Такое понятие о поддельном источникообразном продукте, а также о главнейших критериях его поддельности легко обнаружить и на частных примерах. Несколько лет тому назад Луврский музей приобрел за большие деньги роскошную золотую тиару, известную под названием тиары Сайтафарна; но при ближайшем рассмотрении оказалось, что она страдает отсутствием единства и цельности, что ее материал и техника отзываются современным производством; что сюжеты, представленные на тиаре, и мотивы ее орнаментики относятся к разным векам; что главный из них заимствован из рельефов на колонне Марка Аврелия, а большинство — из малоизвестного сборника рисунков (Weisser’a); что некоторые из них, например, летающие гении и вазы, — совсем новейшего фасона; что едва ли можно было в беспокойное время Митридата подыскать художника, который способен был бы изготовить столь сложный памятник, и т. п.; подделка была окончательно доказана, когда резчик Рушумовский был разыскан и приглашен в Париж для объяснений, между прочим, вскрывших и некоторые из способов, которыми он думал достигнуть своей цели[453]. В других случаях труднее довести расследование до конца.
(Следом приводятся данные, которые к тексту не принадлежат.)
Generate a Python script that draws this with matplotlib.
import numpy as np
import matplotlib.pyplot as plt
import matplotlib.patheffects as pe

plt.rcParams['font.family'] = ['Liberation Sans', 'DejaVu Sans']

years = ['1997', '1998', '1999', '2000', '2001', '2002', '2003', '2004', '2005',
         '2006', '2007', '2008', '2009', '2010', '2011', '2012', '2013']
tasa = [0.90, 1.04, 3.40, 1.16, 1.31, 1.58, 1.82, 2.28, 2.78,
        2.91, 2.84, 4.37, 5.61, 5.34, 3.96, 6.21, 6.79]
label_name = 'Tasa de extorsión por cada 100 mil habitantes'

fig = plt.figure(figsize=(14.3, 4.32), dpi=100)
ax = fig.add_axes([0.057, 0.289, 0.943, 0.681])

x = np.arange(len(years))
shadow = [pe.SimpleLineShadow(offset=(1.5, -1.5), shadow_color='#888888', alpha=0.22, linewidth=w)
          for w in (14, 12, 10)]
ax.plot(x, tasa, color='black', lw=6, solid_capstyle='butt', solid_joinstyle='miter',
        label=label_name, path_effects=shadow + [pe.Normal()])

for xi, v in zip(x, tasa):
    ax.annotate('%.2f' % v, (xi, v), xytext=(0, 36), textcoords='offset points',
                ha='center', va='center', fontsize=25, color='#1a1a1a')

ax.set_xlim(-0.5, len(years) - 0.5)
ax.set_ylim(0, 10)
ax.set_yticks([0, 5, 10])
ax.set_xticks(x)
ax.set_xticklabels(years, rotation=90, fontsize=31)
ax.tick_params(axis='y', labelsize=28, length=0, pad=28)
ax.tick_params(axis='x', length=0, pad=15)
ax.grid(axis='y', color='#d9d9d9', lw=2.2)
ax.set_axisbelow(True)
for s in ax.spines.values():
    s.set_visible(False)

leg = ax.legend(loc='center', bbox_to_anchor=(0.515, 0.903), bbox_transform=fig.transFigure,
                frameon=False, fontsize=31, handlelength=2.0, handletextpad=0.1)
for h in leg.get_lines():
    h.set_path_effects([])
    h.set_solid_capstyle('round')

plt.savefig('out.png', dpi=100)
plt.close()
В числе источников, на который любили ссылаться для обоснования папских претензий, Исидоровы декреталии занимали одно из видных мест. Сами декреталии не претендовали на полное единство и цельность; но выдавая себя за коллекцию старинных копий преимущественно с писем целого ряда римских пап I–VIII ст., сборник представляет организацию христианской церкви будто бы вполне уже завершившейся в течение первых веков даже на Западе, что вовсе не согласуется с тем понятием о ней, какое нам известно из других источников, да и в остальных характерных своих особенностях соответствует средневековой культуре примерно середины IX в. и написан одним и тем же стилем; значит, автор сборника составлял его в позднейшее время и его произведение нельзя признать собранием разновременных писем; если принять во внимание, сверх того, и «злую волю» составителя, т. е. ту единообразную тенденцию, которая заметна в письмах, будто бы писанных разными папами, и которая состоит, главным образом, в превознесении епископской власти, можно признать данный сборник подделкой, хотя в точности автор ее и остается неизвестным.[454]